The longer you harbor bad feelings in your heart the harder it is to remove them from your heart and the more hardhearted a person becomes. Some people respond by ignoring a wrong. Though this may not create the hardness of heart and the bitter feelings, I do not believe that God expects us to be doormats or to simply ignore it when someone wrongs us or sins against us. Before this whole discussion began in Matthew 18 that we have read Jesus gave his disciples some simple instructions for how to handle a problem of someone wronging them.  (Last Sunday’s gospel – have a private conversation with your brother.)

Did you notice the detailed instructions? Jesus did not say ignore it; he called them to confront it and deal with the problem. An ignored problem only hides itself temporarily as is sure to resurface. He instructed them to go straight to the source of the problem and deal with it so that reconciliation could take place. Therefore, how will you respond when you are wronged? There is a necessity on our part to forgive those who wrong us.
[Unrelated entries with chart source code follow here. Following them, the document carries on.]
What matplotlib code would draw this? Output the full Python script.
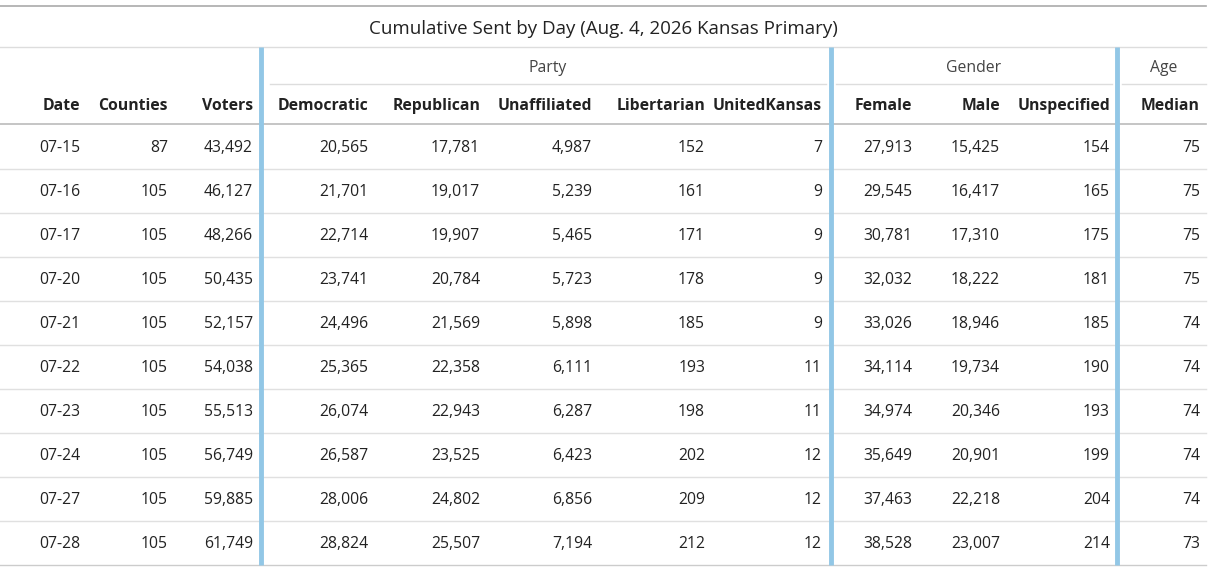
import matplotlib.pyplot as plt

plt.rcParams['font.family'] = ['Open Sans', 'DejaVu Sans']

title = "Cumulative Sent by Day (Aug. 4, 2026 Kansas Primary)"
columns = ["Date", "Counties", "Voters", "Democratic", "Republican", "Unaffiliated",
           "Libertarian", "UnitedKansas", "Female", "Male", "Unspecified", "Median"]
dates = ["07-15", "07-16", "07-17", "07-20", "07-21", "07-22", "07-23", "07-24", "07-27", "07-28"]
counties = [87, 105, 105, 105, 105, 105, 105, 105, 105, 105]
voters = [43492, 46127, 48266, 50435, 52157, 54038, 55513, 56749, 59885, 61749]
democratic = [20565, 21701, 22714, 23741, 24496, 25365, 26074, 26587, 28006, 28824]
republican = [17781, 19017, 19907, 20784, 21569, 22358, 22943, 23525, 24802, 25507]
unaffiliated = [4987, 5239, 5465, 5723, 5898, 6111, 6287, 6423, 6856, 7194]
libertarian = [152, 161, 171, 178, 185, 193, 198, 202, 209, 212]
united_kansas = [7, 9, 9, 9, 9, 11, 11, 12, 12, 12]
female = [27913, 29545, 30781, 32032, 33026, 34114, 34974, 35649, 37463, 38528]
male = [15425, 16417, 17310, 18222, 18946, 19734, 20346, 20901, 22218, 23007]
unspecified = [154, 165, 175, 181, 185, 190, 193, 199, 204, 214]
median_age = [75, 75, 75, 75, 74, 74, 74, 74, 74, 73]

# right edges of columns, pixels
col_right = [80, 168, 253, 368, 480, 592, 705, 822, 912, 1000, 1110, 1200]
groups = [("Party", 270, 826), ("Gender", 836, 1112), ("Age", 1122, 1206)]
separators = [261, 831, 1117]

W, H = 1222, 567
fig = plt.figure(figsize=(W / 100, H / 100), dpi=100)
ax = fig.add_axes([0, 0, 1, 1])
ax.set_xlim(0, W)
ax.set_ylim(H, 0)
ax.axis('off')

text_col = '#222222'
fs = 11.3
ax.plot([0, 1206], [6, 6], color='#aaaaaa', lw=1.2)
ax.text(603, 29, title, ha='center', va='center', fontsize=13.5, color=text_col)
ax.plot([0, 1206], [47, 47], color='#dddddd', lw=1)

for name, x0, x1 in groups:
    ax.text((x0 + x1) / 2, 68, name, ha='center', va='center', fontsize=fs, color='#444444')
    ax.plot([x0, x1], [84, 84], color='#dddddd', lw=1)

for col, xr in zip(columns, col_right):
    ax.text(xr, 106, col, ha='right', va='center', fontsize=fs, fontweight='bold', color=text_col)
ax.plot([0, 1206], [124, 124], color='#bbbbbb', lw=1.2)

rows = list(zip(dates, counties, voters, democratic, republican, unaffiliated,
                libertarian, united_kansas, female, male, unspecified, median_age))
row_h = 44
for i, row in enumerate(rows):
    yc = 148 + i * row_h
    for val, xr in zip(row, col_right):
        s = val if isinstance(val, str) else f"{val:,}"
        ax.text(xr, yc, s, ha='right', va='center', fontsize=fs, color=text_col)
    yl = yc - 1 + row_h / 2
    ax.plot([0, 1206], [yl, yl], color='#e0e0e0' if i < len(rows) - 1 else '#cccccc', lw=1)

for x in separators:
    ax.plot([x, x], [47, 565], color='#92c7e6', lw=3.5, solid_capstyle='butt')

fig.savefig('out.png', dpi=100)
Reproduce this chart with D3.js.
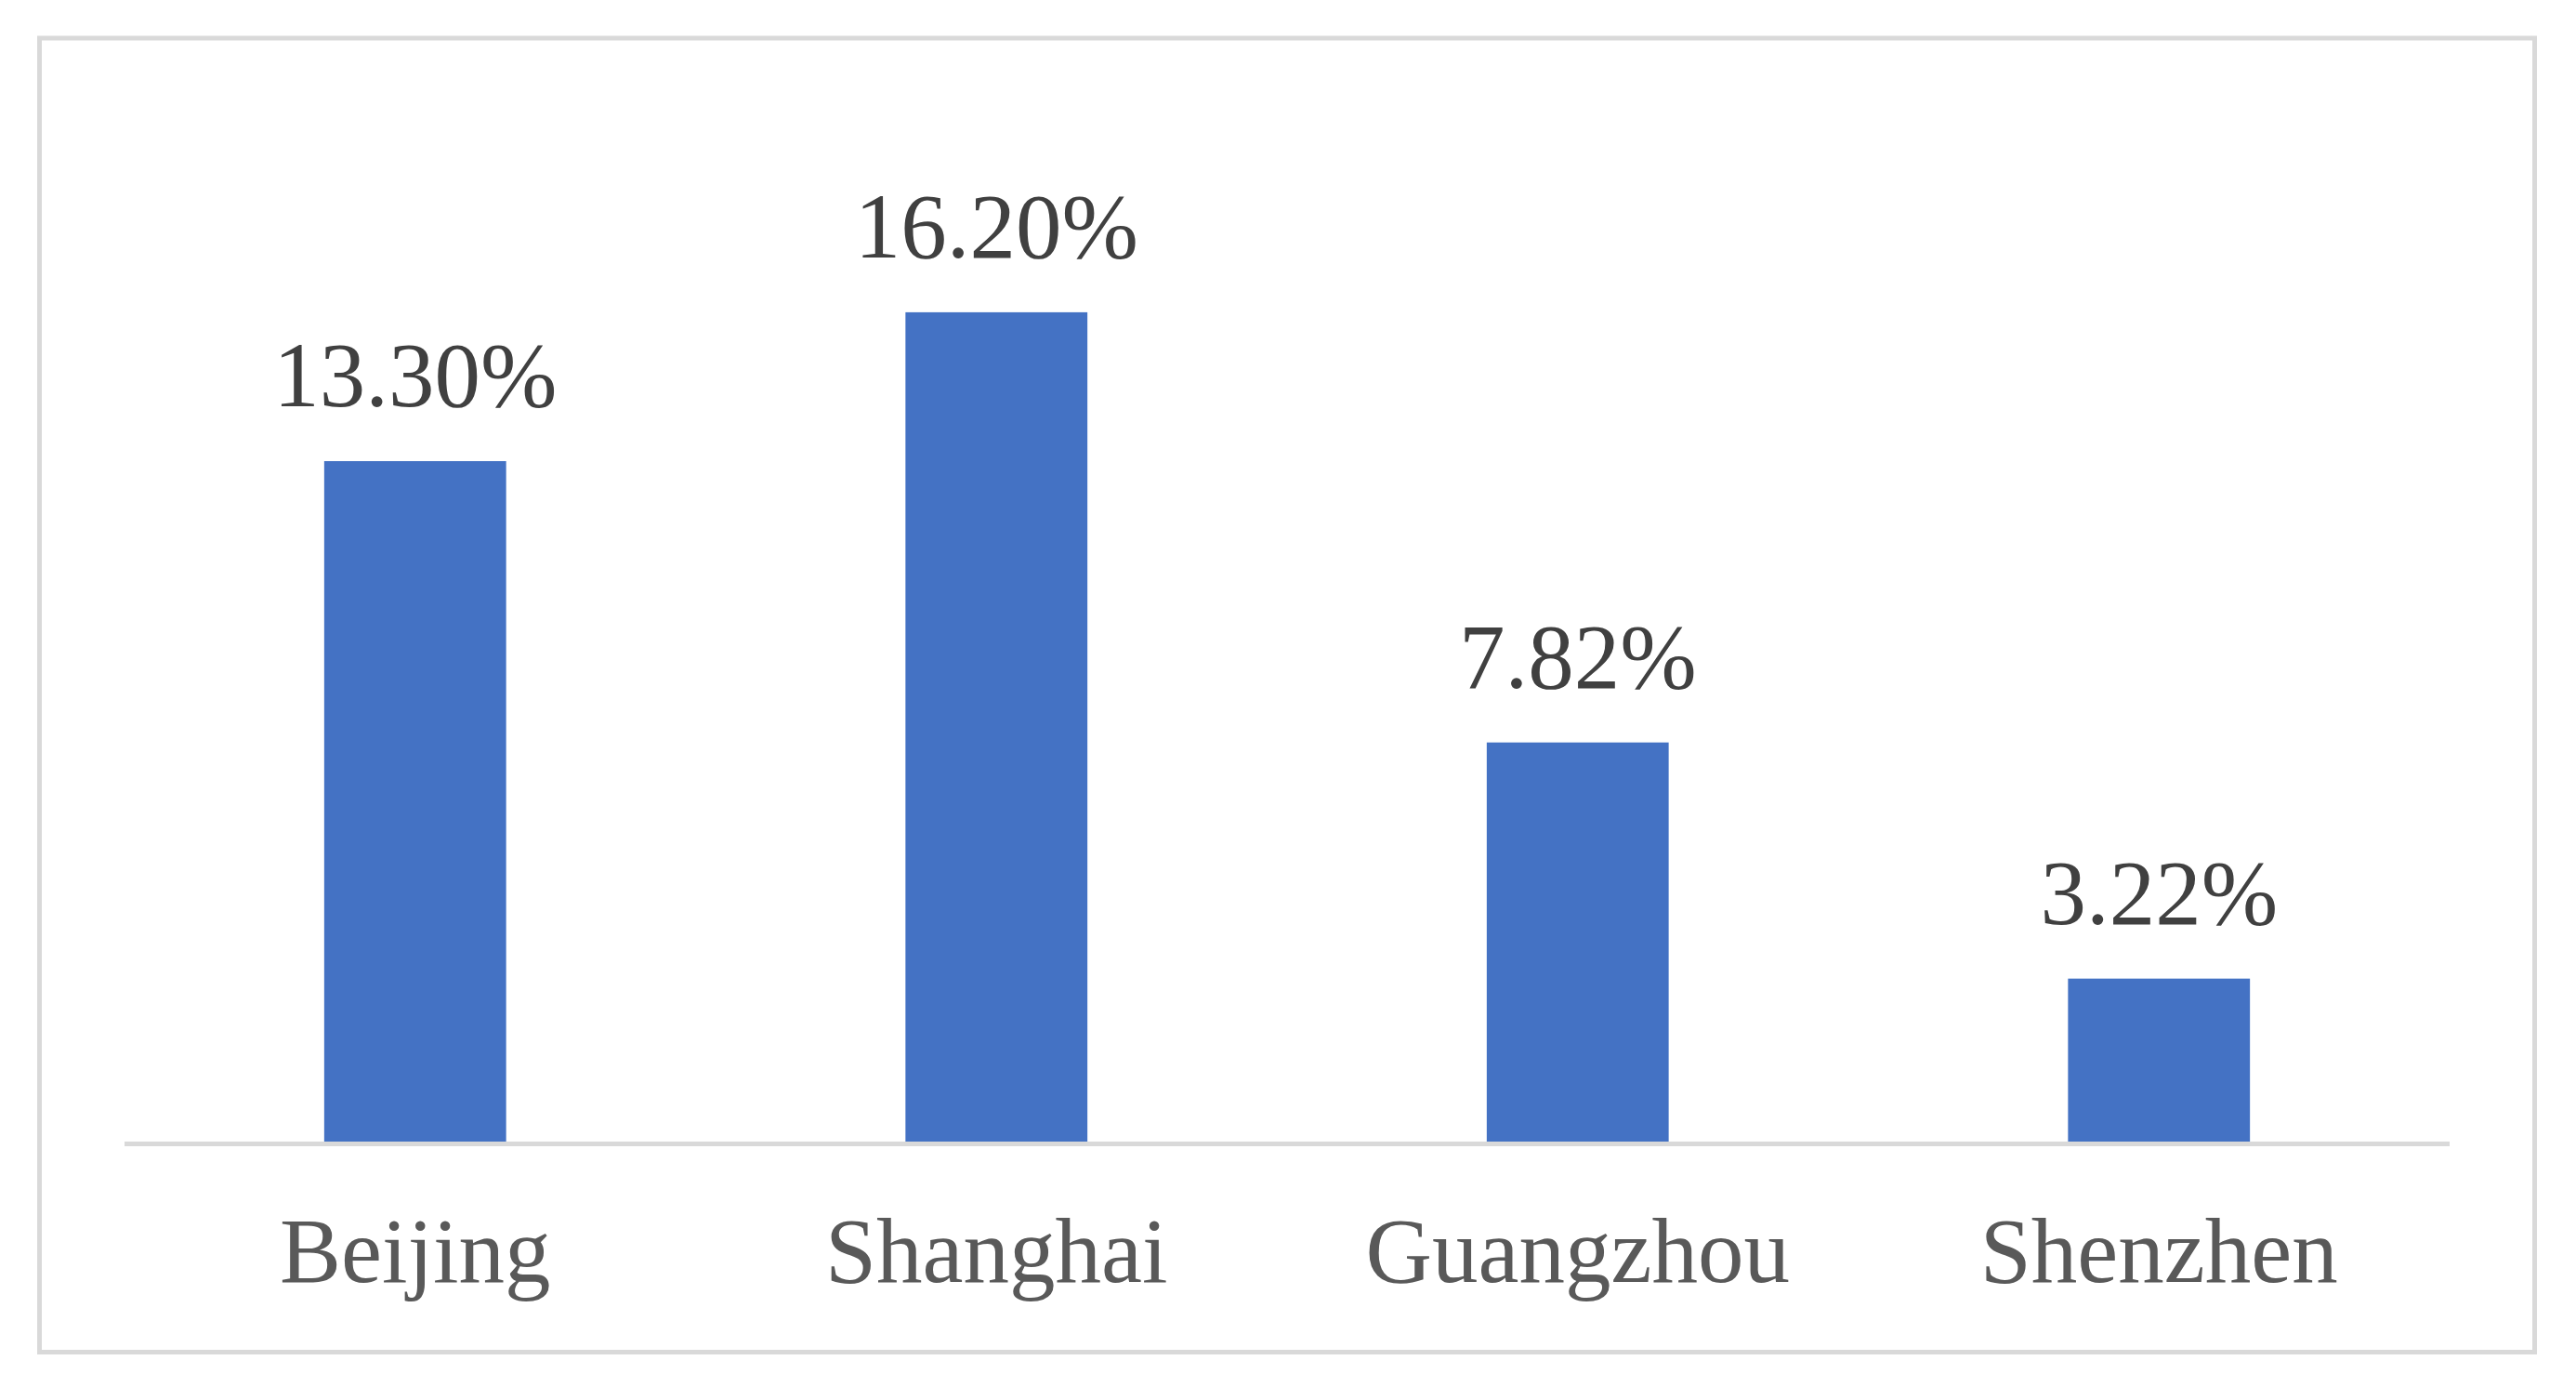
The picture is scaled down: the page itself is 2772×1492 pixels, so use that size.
<!DOCTYPE html>
<html>
<head>
<meta charset="utf-8">
<script src="https://cdn.jsdelivr.net/npm/d3@7"></script>
<style>
  body { margin: 0; background: #fff; }
  svg { display: block; }
</style>
</head>
<body>
<div id="chart"></div>
<script>
let cities = ['Beijing', 'Shanghai', 'Guangzhou', 'Shenzhen'];
let shares = [13.30, 16.20, 7.82, 3.22];
let shareLabels = ['13.30%', '16.20%', '7.82%', '3.22%'];

let width = 2772;
let height = 1492;
let plot = { left: 134, right: 2636, base: 1230.5, top: 236.5 };

let svg = d3.select('#chart').append('svg')
            .attr('width', width)
            .attr('height', height);

// Chart frame
svg.append('rect')
   .attr('x', 42.5)
   .attr('y', 41)
   .attr('width', 2727.5 - 42.5)
   .attr('height', 1454.5 - 41)
   .attr('fill', '#fff')
   .attr('stroke', '#d9d9d9')
   .attr('stroke-width', 5);

let xScale = d3.scaleBand()
               .domain(cities)
               .range([plot.left, plot.right])
               .paddingInner(0.687)
               .paddingOuter(0.3435);

let yScale = d3.scaleLinear()
               .domain([0, 18])
               .range([plot.base, plot.top]);

// Bars
svg.selectAll('rect.bar')
   .data(cities)
   .enter()
   .append('rect')
   .attr('class', 'bar')
   .attr('x', d => xScale(d))
   .attr('width', xScale.bandwidth())
   .attr('y', (d, i) => yScale(shares[i]))
   .attr('height', (d, i) => yScale(0) - yScale(shares[i]))
   .attr('fill', '#4472c4');

// Value labels
svg.selectAll('text.value')
   .data(cities)
   .enter()
   .append('text')
   .attr('class', 'value')
   .attr('x', d => xScale(d) + xScale.bandwidth() / 2)
   .attr('y', (d, i) => yScale(shares[i]) - 59)
   .attr('text-anchor', 'middle')
   .style('font-family', '"Liberation Serif", "Times New Roman", serif')
   .style('font-size', '99px')
   .style('fill', '#404040')
   .text((d, i) => shareLabels[i]);

// Category axis
let xAxis = svg.append('g')
               .attr('class', 'xaxis')
               .attr('transform', `translate(0, ${plot.base})`)
               .call(d3.axisBottom(xScale).tickSize(0).tickPadding(148));

xAxis.select('.domain')
     .attr('d', `M${plot.left},0H${plot.right}`)
     .attr('stroke', '#d9d9d9')
     .attr('stroke-width', 5);

xAxis.selectAll('text')
     .attr('dy', 0)
     .style('font-family', '"Liberation Serif", "Times New Roman", serif')
     .style('font-size', '99px')
     .style('fill', '#595959');
</script>
</body>
</html>
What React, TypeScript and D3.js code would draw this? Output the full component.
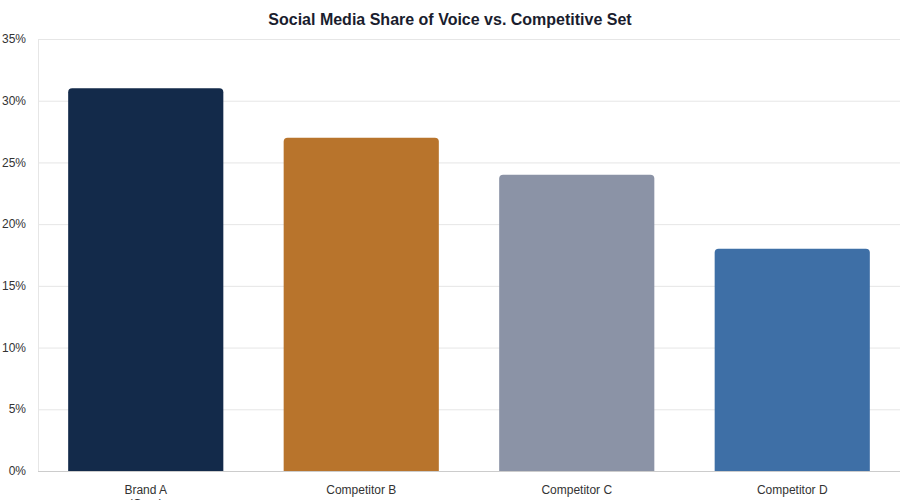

II. The Example of Forgiveness
It almost goes without saying that Jesus is the best example of forgiveness. He not only preached it, but he also lived a life of forgiveness. Some of his last words before his death were for the Father to forgive those who were crucifying him. In all things Christ is our perfect example.

III. The Danger of Un-Forgiveness
When you read of this parable you think, how ridiculous that this man who had just had a debt removed would refuse to do the same on a lesser level with someone else. This is exactly what we do when we refuse to forgive and hold onto bitterness and a grudge. We sometimes fail to realize how greatly we wronged God and what we deserve. The forgiveness that is shown to us is so great, however, if we do not forgive we will not be forgiven.

I believe that many people are carrying around burdens upon themselves that they do not need to carry. People are bearing spiritual and emotional burdens that Jesus offers to relieve. People also are carrying around the burden of anger and bitterness that they simple should let go of. I can tell you from experience and many can validate that bitterness is a burden. When you are angry or bitter at someone you are carrying around an awful burden that is going to hurt you in every way. We are called to run the race with perseverance, but it is hard to run a race held down by a great burden. We are called to carry our cross daily, but it is hard to carry a cross when we are bogged down with bitterness and make ourselves carry that. Sadly many people put down their cross in order to carry anger and bitterness. It takes more effort to stay mad than it does to forgive. It is amazing how much time and energy one can spend nursing bitterness towards someone, and the longer we hold onto it the stronger it gets and the harder it becomes to forgive. Many people are carrying an unnecessary burden around in the sin of un-forgiveness.

Un-forgiveness can hinder you relationships with other people. We learn in Scripture that not only is God concerned with our relationship with him he wants and expects us to be in a good relationship with others.

This week let us make this our priority:  Strive to remove any pockets of  bitterness that is harbored in our hearts and work to reconcile our differences to repair and rebuild our relationships.